The Best of Both Worlds

The struggle to find a balance between environmental and economic concerns continues


Deniz Bölöni-Turgut, Focus Editor

With a shift in power in the White House comes a shift in public policy. President Biden plans to enact environmental policies focused on using clean energy and reaching net-zero emissions by 2050. Opponents of these policies often cite economic disadvantages such as the immense cost and possible job losses in emission-heavy industries.

However, climate change has already started impacting the economy in the form of natural disasters. According to an article from ABC news, the 2020 California wildfire cost is estimated to be around $10 billion. Even without the regulations that many environmentally friendly policies suggest, the economic landscape of the United States is shifting. Science teacher Jonathan Gray said that climate change has forced many places such as Miami to consider how to combat rising sea levels and building damage from erosion.

“I think the biggest source driving climate change is the emission of CO2, so not only decreasing the emission of CO2 but also offering opportunities for scientists to come up with carbon sequestration methods, or getting carbon out of the atmosphere [is important],” Gray said. “I think we can start to sort of retain that balance that we used to have if we tackle it both ways.”

Individuals can lower their carbon footprint in simple ways such as conserving electricity, turning down the air conditioning during the summer or even installing solar panels, something the federal government encourages through a solar tax credit. The federal government could also take the lead in environmental issues by creating policies which incentivize clean energy and sustainability.

“Our government subsidizes, meaning gives breaks to, oil and gas companies [so that] they don’t pay the full price of production,” Gray said. “I think those subsidies should be taken away over time and if the government does want to be subsidizing industry, they should be subsidizing clean energy to make clean energy be able to compete with fossil fuels.”

Upper school Dean of Students and economics teacher Kelly Aull said that such environmental policies usually benefit the economy in the long run.

“There’s always going to be an economic impact when you’re creating new rules and regulations that somehow intersects with the way people do business,” Aull said. “There are pieces of the Green New Deal that involve investing in new or emerging sectors of the economy related to clean energy, those things should have a net positive impact especially when you consider the cost … of dealing with a lot of the impacts of industries that pollute, industries that are unsustainable for our environment. Those things make it difficult for us to maintain our economic capacity long term.”

The balance between maintaining the economy and helping the environment is hard to achieve, but Aull and Gray agree that it’s crucial to consider both when developing policies.

“If [you’re] addressing an environmental issue, you want to do what’s best for the environment but you also have to … maximize benefits for the economy and maximize benefits for society,” Gray said. “When your solution addresses each of those, then that becomes more viable to politicians, to policymakers, to CEOs. … I think there’s this false dichotomy out there that it’s either the environment or the economy and that’s not going to get us anywhere.”

Another important thing to consider is the cost-effectiveness of any proposed environmental solution.

“If you do this wrong, there’s a big potential for us to create a lot of costly rules and regulations that either don’t get the environmental effects we really want or have negative side effects on the economy where we slow things down, [or] we make things harder to get a hold of,” Aull said.

It’s undeniable that investing in these clean industries or committing to lower greenhouse gas emissions would increase government spending and likely taxes.

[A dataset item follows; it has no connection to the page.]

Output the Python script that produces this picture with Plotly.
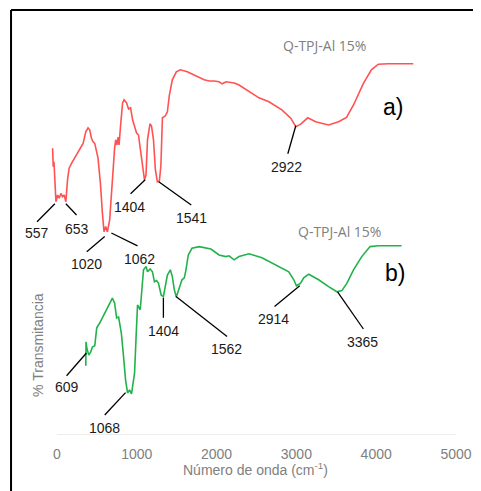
import plotly.graph_objects as go

# ---- Data (wavenumber cm-1, transmittance arbitrary units) ----
wn_a = [-54, -46, -37, -25, -12, 9, 29, 50, 71, 91, 112, 133, 153, 183, 246, 328, 362, 390, 411, 433,
        453, 474, 515, 545, 570, 590, 611, 632, 661, 682, 702, 723, 736, 752, 767, 779, 798, 823, 842, 873,
        898, 923, 948, 973, 998, 1022, 1047, 1072, 1097, 1116, 1135, 1166, 1185, 1210, 1234, 1259, 1284, 1303, 1322, 1359,
        1384, 1409, 1446, 1496, 1546, 1633, 1721, 1783, 1845, 1908, 1970, 2032, 2070, 2120, 2220, 2282, 2407, 2531, 2656, 2818,
        2930, 2993, 3055, 3142, 3242, 3404, 3529, 3628, 3716, 3840, 3940, 4027, 4152, 4464]
t_a = [71.7, 67.1, 68.3, 63.8, 58.3, 60.0, 59.2, 60.4, 59.6, 60.0, 58.3, 63.8, 66.7, 67.9, 70.0, 72.9, 75.8, 76.8, 76.3, 74.2,
       73.3, 72.9, 69.2, 62.9, 55.4, 50.8, 52.1, 50.8, 53.8, 59.6, 67.1, 71.7, 73.8, 72.5, 74.5, 72.5, 77.5, 83.0, 83.8, 83.0,
       81.5, 81.8, 78.8, 76.8, 75.5, 75.0, 71.3, 66.8, 63.8, 65.0, 73.8, 77.8, 77.3, 73.8, 66.3, 63.3, 63.5, 67.5, 79.3, 79.8,
       80.8, 85.0, 88.8, 90.8, 91.3, 90.8, 90.0, 89.3, 88.8, 88.5, 88.5, 88.3, 87.8, 88.3, 88.0, 87.5, 86.0, 84.3, 83.3, 81.3,
       79.2, 77.1, 77.7, 79.3, 78.3, 77.5, 78.3, 79.4, 82.5, 87.9, 91.3, 92.7, 92.8, 92.8]

wn_b = [362, 365, 374, 399, 424, 445, 474, 499, 536, 620, 695, 723, 748, 773, 807, 835, 860, 885, 910, 935,
        973, 994, 1010, 1044, 1056, 1085, 1118, 1135, 1168, 1197, 1222, 1247, 1272, 1306, 1334, 1359, 1384, 1421, 1446, 1471,
        1496, 1534, 1567, 1596, 1617, 1646, 1692, 1783, 1929, 2032, 2116, 2157, 2220, 2282, 2407, 2569, 2739, 2905, 2968, 3001,
        3051, 3092, 3155, 3279, 3404, 3508, 3570, 3632, 3716, 3819, 3924, 4027, 4318]
t_b = [17.3, 23.3, 21.8, 20.0, 20.8, 22.0, 22.3, 26.8, 28.0, 31.3, 34.2, 33.0, 29.3, 29.5, 25.5, 19.6, 13.8, 10.5, 11.3, 10.3,
       15.5, 25.5, 32.5, 31.3, 35.0, 41.3, 42.1, 40.8, 41.5, 40.8, 38.3, 38.6, 38.0, 35.0, 34.6, 37.1, 40.0, 41.3, 39.6, 36.3,
       34.5, 36.8, 38.8, 39.3, 41.3, 45.0, 46.7, 47.1, 46.5, 45.0, 44.6, 44.8, 43.8, 44.6, 45.3, 44.3, 42.5, 40.8, 38.8, 37.3,
       37.9, 39.3, 40.2, 38.8, 37.1, 35.8, 36.1, 37.9, 41.3, 44.6, 47.1, 47.3, 47.3]

# Peak labels: text, peak point, leader end, label position
peak_text = ["557", "653", "1020", "1062", "1404", "1541", "2922",
             "609", "1068", "1404", "1562", "2914", "3365"]
peak_x = [-25, 112, 599, 682, 1106, 1276, 2993, 370, 860, 1334, 1492, 3042, 3516]
peak_y = [57.8, 57.8, 49.6, 50.5, 63.8, 63.3, 77.3, 20.5, 10.6, 34.3, 34.6, 37.3, 35.8]
lead_x = [-249, 246, 374, 1010, 923, 1683, 2893, 121, 599, 1334, 2132, 2727, 3840]
lead_y = [53.3, 55.0, 45.8, 47.3, 60.3, 57.5, 70.3, 14.8, 5.0, 29.3, 24.6, 32.1, 26.5]
lab_x = [-253, 246, 370, 1035, 910, 1680, 2880, 121, 599, 1334, 2120, 2718, 3828]
lab_y = [50.5, 51.5, 42.8, 44.0, 57.0, 54.3, 67.0, 12.0, 1.8, 26.0, 21.5, 29.0, 23.3]

series_names = ["Q-TPJ-Al 15%", "Q-TPJ-Al 15%"]
name_x = [3354, 3541]
name_y = [97.5, 51.0]
panel_tags = ["a)", "b)"]
tag_x = [4215, 4240]
tag_y = [82.0, 40.5]

x_ticks = [0, 1000, 2000, 3000, 4000, 5000]

RED = "#ff5252"
GREEN = "#22b24c"
GRAY = "#808080"
FONT = "Liberation Sans, Arial, sans-serif"

fig = go.Figure()
fig.add_trace(go.Scatter(x=wn_a, y=t_a, mode="lines", line=dict(color=RED, width=1.6),
                         hoverinfo="skip", showlegend=False, cliponaxis=False))
fig.add_trace(go.Scatter(x=wn_b, y=t_b, mode="lines", line=dict(color=GREEN, width=1.6),
                         hoverinfo="skip", showlegend=False, cliponaxis=False))

# leader lines
lx, ly = [], []
for i in range(len(peak_text)):
    lx += [peak_x[i], lead_x[i], None]
    ly += [peak_y[i], lead_y[i], None]
fig.add_trace(go.Scatter(x=lx, y=ly, mode="lines", line=dict(color="black", width=1.3),
                         hoverinfo="skip", showlegend=False))

for i, t in enumerate(peak_text):
    fig.add_annotation(x=lab_x[i], y=lab_y[i], text=t, showarrow=False,
                       xanchor="center", yanchor="middle",
                       font=dict(family=FONT, size=14, color="#1a1a1a"))
for i, t in enumerate(series_names):
    fig.add_annotation(x=name_x[i], y=name_y[i], text=t, showarrow=False,
                       xanchor="center", yanchor="middle",
                       font=dict(family="Open Sans, sans-serif", size=14, color=GRAY))
for i, t in enumerate(panel_tags):
    fig.add_annotation(x=tag_x[i], y=tag_y[i], text=t, showarrow=False,
                       xanchor="center", yanchor="middle",
                       font=dict(family=FONT, size=23, color="black"))

# axis titles
fig.add_annotation(xref="x", yref="paper", x=2494, y=-0.085, text="Número de onda (cm<sup>-1</sup>)",
                   showarrow=False, xanchor="center", yanchor="middle",
                   font=dict(family=FONT, size=14, color=GRAY))
fig.add_annotation(xref="paper", yref="paper", x=0.0476, y=0.225, text="% Transmitancia",
                   textangle=-90, showarrow=False, xanchor="center", yanchor="middle",
                   font=dict(family=FONT, size=14, color=GRAY))

# x-axis baseline
fig.add_shape(type="line", xref="x", yref="y", x0=x_ticks[0], x1=x_ticks[-1], y0=0, y1=0,
              line=dict(color="#d9d9d9", width=1))
# outer frame (top and left edges; right and bottom fall outside the picture)
fig.add_shape(type="line", xref="paper", yref="paper", x0=-0.0136, x1=1.2, y0=1.0625, y1=1.0625,
              line=dict(color="black", width=2), layer="above")
fig.add_shape(type="line", xref="paper", yref="paper", x0=-0.0136, x1=-0.0136, y0=-0.3, y1=1.0625,
              line=dict(color="black", width=2), layer="above")

fig.update_layout(
    width=473, height=483,
    margin=dict(l=9, r=23, t=27, b=56),
    paper_bgcolor="white", plot_bgcolor="white",
    xaxis=dict(range=[-500, 5000], tickvals=x_ticks, showgrid=False, zeroline=False,
               showline=False, ticks="", tickfont=dict(family=FONT, size=14, color=GRAY),
               ticklabelstandoff=9),
    yaxis=dict(range=[0, 100], showgrid=False, zeroline=False, showline=False,
               showticklabels=False, ticks=""),
)

fig.write_html("out.html")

Estimates for the cost of the Green New Deal vary greatly, but most are in the trillions. The question becomes how can an increase in taxes be justified?

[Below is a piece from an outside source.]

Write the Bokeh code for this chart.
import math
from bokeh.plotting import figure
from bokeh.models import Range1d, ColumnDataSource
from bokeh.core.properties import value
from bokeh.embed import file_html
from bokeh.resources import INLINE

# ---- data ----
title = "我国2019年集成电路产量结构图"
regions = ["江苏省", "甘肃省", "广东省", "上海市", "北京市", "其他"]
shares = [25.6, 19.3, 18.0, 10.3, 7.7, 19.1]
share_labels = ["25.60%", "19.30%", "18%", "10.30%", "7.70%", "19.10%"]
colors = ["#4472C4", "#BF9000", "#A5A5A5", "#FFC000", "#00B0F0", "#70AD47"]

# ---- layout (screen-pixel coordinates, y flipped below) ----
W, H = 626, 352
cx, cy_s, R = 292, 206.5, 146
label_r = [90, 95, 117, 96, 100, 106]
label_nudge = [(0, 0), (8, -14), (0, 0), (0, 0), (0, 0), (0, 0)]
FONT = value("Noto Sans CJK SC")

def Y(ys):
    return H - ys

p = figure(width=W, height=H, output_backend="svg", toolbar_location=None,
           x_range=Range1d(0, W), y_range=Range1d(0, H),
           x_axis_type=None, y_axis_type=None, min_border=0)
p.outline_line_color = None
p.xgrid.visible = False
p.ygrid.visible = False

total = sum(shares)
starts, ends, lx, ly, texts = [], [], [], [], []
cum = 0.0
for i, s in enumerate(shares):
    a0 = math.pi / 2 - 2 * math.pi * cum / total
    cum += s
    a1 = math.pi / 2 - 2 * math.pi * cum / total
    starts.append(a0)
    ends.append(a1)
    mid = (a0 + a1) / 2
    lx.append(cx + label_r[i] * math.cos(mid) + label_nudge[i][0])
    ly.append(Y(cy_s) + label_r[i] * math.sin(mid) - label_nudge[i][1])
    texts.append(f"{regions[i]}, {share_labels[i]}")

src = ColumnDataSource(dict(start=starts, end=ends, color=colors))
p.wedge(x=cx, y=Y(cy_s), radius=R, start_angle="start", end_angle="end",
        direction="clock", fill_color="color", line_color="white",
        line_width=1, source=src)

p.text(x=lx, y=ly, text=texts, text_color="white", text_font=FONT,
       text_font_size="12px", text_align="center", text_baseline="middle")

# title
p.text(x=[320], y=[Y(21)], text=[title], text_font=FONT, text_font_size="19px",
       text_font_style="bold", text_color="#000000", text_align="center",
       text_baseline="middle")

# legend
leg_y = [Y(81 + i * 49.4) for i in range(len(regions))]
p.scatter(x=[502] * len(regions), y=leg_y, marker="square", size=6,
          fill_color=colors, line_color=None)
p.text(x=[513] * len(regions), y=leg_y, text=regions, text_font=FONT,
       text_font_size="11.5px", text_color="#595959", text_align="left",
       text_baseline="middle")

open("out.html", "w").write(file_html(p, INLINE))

“The way we justify taxes generally as a society is by saying that they’re going to things that benefit everyone,” Aull said. “For every dollar you pay in taxes, if it creates at least a dollar’s worth, hopefully more than a dollar’s worth of benefits for society, then it’s worthwhile. … It’s either an investment in creating a good society today or it allows you to be earning money well into the future.”

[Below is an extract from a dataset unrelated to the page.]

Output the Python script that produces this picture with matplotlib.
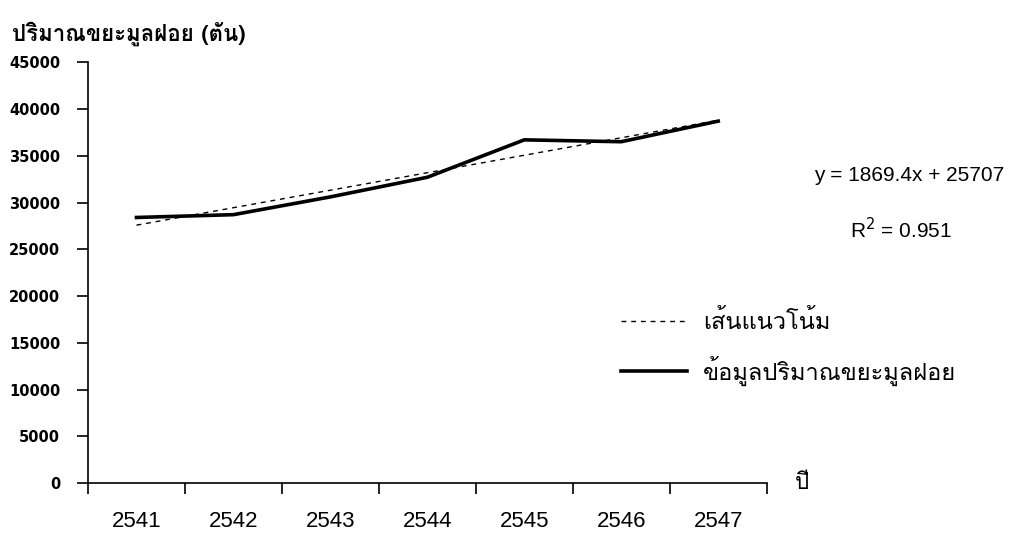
import matplotlib
matplotlib.use("Agg")
import matplotlib.pyplot as plt
import numpy as np
from matplotlib import font_manager as fm
from matplotlib.ft2font import FT2Font

# find an installed font that has Thai glyphs
thai_font = None
for f in sorted(fm.findSystemFonts()):
    try:
        if FT2Font(f).get_char_index(0x0E1B):
            thai_font = fm.FontProperties(fname=f).get_name()
            break
    except Exception:
        pass
thai_family = [thai_font, "DejaVu Sans"] if thai_font else ["DejaVu Sans"]

years = ["2541", "2542", "2543", "2544", "2545", "2546", "2547"]
waste = [28400, 28700, 30600, 32700, 36700, 36500, 38700]
slope = 1869.4
intercept = 25707
r2 = 0.951

y_title = "ปริมาณขยะมูลฝอย (ตัน)"
x_title = "ปี"
trend_label = "เส้นแนวโน้ม"
data_label = "ข้อมูลปริมาณขยะมูลฝอย"

x = np.arange(1, len(years) + 1)
trend = slope * x + intercept

fig = plt.figure(figsize=(10.16, 5.41), dpi=100)
ax = fig.add_axes([0.0866, 0.107, 0.668, 0.778])

ax.plot(x, trend, color="black", lw=1.0, ls=(0, (3.5, 3.5)), label=trend_label)
ax.plot(x, waste, color="black", lw=2.6, label=data_label)

ax.set_xlim(0.5, len(years) + 0.5)
ax.set_ylim(0, 45000)
ax.set_yticks(np.arange(0, 45001, 5000))
ax.set_xticks(np.arange(0.5, len(years) + 1, 1))
ax.set_xticklabels([])
ax.set_xticks(x, minor=True)
ax.set_xticklabels(years, minor=True, fontsize=16, family="Liberation Sans")
ax.tick_params(axis="x", which="minor", length=0, pad=20)
ax.tick_params(axis="x", which="major", length=8, width=1.2, direction="out")
ax.tick_params(axis="y", length=8, width=1.2, direction="out", pad=12)
for lab in ax.get_yticklabels():
    lab.set_fontweight("bold")
    lab.set_fontsize(10.5)
    lab.set_family("DejaVu Sans")

for s in ["top", "right"]:
    ax.spines[s].set_visible(False)
for s in ["left", "bottom"]:
    ax.spines[s].set_linewidth(1.2)

fig.text(0.012, 0.925, y_title, fontsize=16, fontweight="bold", family=thai_family)
fig.text(0.782, 0.107, x_title, fontsize=16, va="center", family=thai_family)

fig.text(0.895, 0.675, f"y = {slope}x + {intercept}", fontsize=15,
         family="Liberation Sans", ha="center", va="center")
fig.text(0.887, 0.575, f"R$^2$ = {r2}", fontsize=15,
         family="Liberation Sans", ha="center", va="center")

leg = ax.legend(loc="upper left", bbox_to_anchor=(0.59, 0.466), bbox_transform=fig.transFigure,
                frameon=False, handlelength=2.8, handletextpad=0.7, labelspacing=0.9,
                prop=fm.FontProperties(family=thai_family, size=17))

fig.savefig("out.png", dpi=100, facecolor="white")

For people already working in industries or living in towns which are supported by emission heavy factories or companies, there are many options to lessen the negative impact. Aull said that some industries, such as the auto industry, are already seeing a smaller range of available jobs. This isn’t because of any environmental regulations, but because of automation and improvements in technology. The solution is to fill the job slots with new industries focused on renewable energy.

“As the environment changes, we have to change with the environment,” Gray said. “If we hold on to our old ways of doing things, then it won’t be good for anybody as opposed to not being good for a subset of people. If we could train those people in clean energy and technologies, then we could maybe avoid a lot of those job losses.”

When addressing environmental issues, Gray said it’s also important to have plans for people whose houses and lives are threatened by the effects of climate change. There are a myriad of natural disasters which have been increasing in frequency and severity every year.

The 2020 Atlantic hurricane season was the most active in recorded history with 30 named storms and wildfires in various parts of the world displaced many people from their homes. The challenge of creating environmental policies which address all of these problems and garner widespread support is real and should be tackled sooner rather than later.

“There is still time,” Gray said, “We humans have the unique ability to at least think far ahead to the future. We’re not only living in the here and now, even though I feel like that’s certainly our base instinct at most times. … I think with the proper funding and the proper way of managing clean energy, … we can certainly cut out on that in time.”